My parents divorced when I was in 5th grade. He was an alcoholic. As soon as I turned 13 and could make a choice, I refused to spend time with him. I saw him very few times before I went to college. I hated being around him.
I became a Christian when I was a sophomore. Several months later God gave me a very clear message:
“You need to show your Dad at least as much kindness and respect as you would a stranger on the street”. It just wouldn’t go away, so I called him. When I went home I’d stop by for a few minutes. I hated going to his house because he was a nonstop smoker and a drinker. We started to get to know one another but it still felt strange and strained.

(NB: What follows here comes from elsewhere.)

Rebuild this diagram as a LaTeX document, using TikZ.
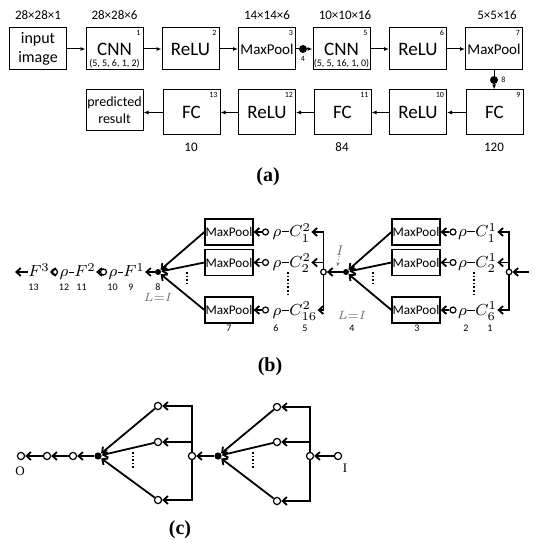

Then I got engaged. I found myself wanting him to meet my future husband, and I wanted to know that he liked him and was approving, happy about it – because that’s a Dad’s role. I asked him to be part of the wedding. I always wanted a Dad to be there to do what Dad’s do, and in my mind, this was the ultimate responsibility that he could take care of – no matter what else I felt about him. My sister felt the opposite – if he wasn’t there before he had no place or right to be in that most special spot now. But my heart had begun to soften.
I don’t know if you can see it in the picture, but this moment when he walked me down the aisle, I was so joyous, and for the first time ever, so proud to have my Dad.

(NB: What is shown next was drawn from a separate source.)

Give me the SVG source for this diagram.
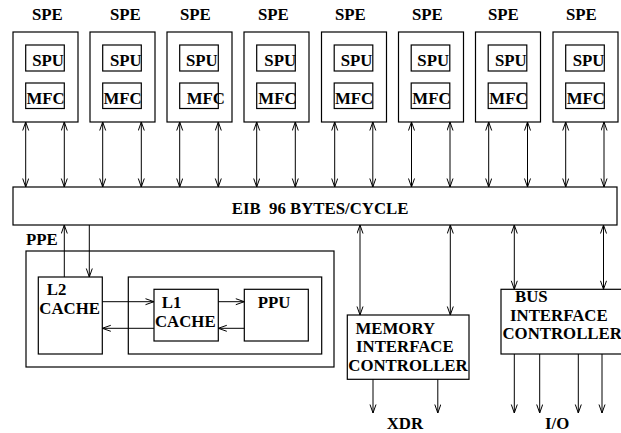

My family lived in several different states, but kept in touch by phone.
We visited him when we went to Ohio, and it was a huge deal that we spent the night once after our baby was born. I did NOT want to be there in his environment. But God put it on my heart that it was an important thing to do – so I did. I never talked to him about God, but prayed and prayed, and he – like my grandfather – watched as we walked out our lives, loving, growing, and serving God.
Then I got the call that he had lung and throat cancer. He was having surgery and if he made it through, he would never eat food normally again, and he wouldn’t be able to talk.
I knew I had to go see him. I traveled back and my sister – also a believer – and I went to the hospital.
We had the one and only talk with him about the past. We told him we hated the way things had been, wished it had been different, but we had forgiven him and we loved him. I told him Jesus would forgive him too, if he would just ask. He replied that no, that could never happen, because what he had done was too bad, and too hurtful for a lot of people.
Amazingly, he made it through the surgery and was able to talk again!
A few months later I was talking to him on the phone. I sensed something VERY different about him. Even though he had said nothing about it, I told my husband – I think God has done something, I think Dad is saved!
Several months later I was in an orientation course for Wycliffe. I received a call that my Dad was in the hospital and was not going to make it. I hurried to Ohio to see him. I talked to him about the Lord, and this time he said “Don’t you worry about that, I’m good now! I talked to God, and me and Jesus have it all worked out!” I could clearly see he was different. He rallied and we spent time together. We talked, I drove him to his favorite places, played cards, sang to him (he’d never heard me sing before – ever) and I read scriptures to him. For the first time I felt peace, companionship, love with my Dad. After a week he says, “Maresea, you need to go back to your family and to what God has you doing. I don’t want you to come back here for a funeral because I’ll be home with the Lord, and you’ve just been here with me”. We hugged and kissed for the first and last time. It was difficult and bittersweet as I left – knowing I would not see him again on this earth, but also grateful and celebrating his sure salvation.
Because of God’s grace, power and love, I’ll see them both in heaven and spend more time with them there!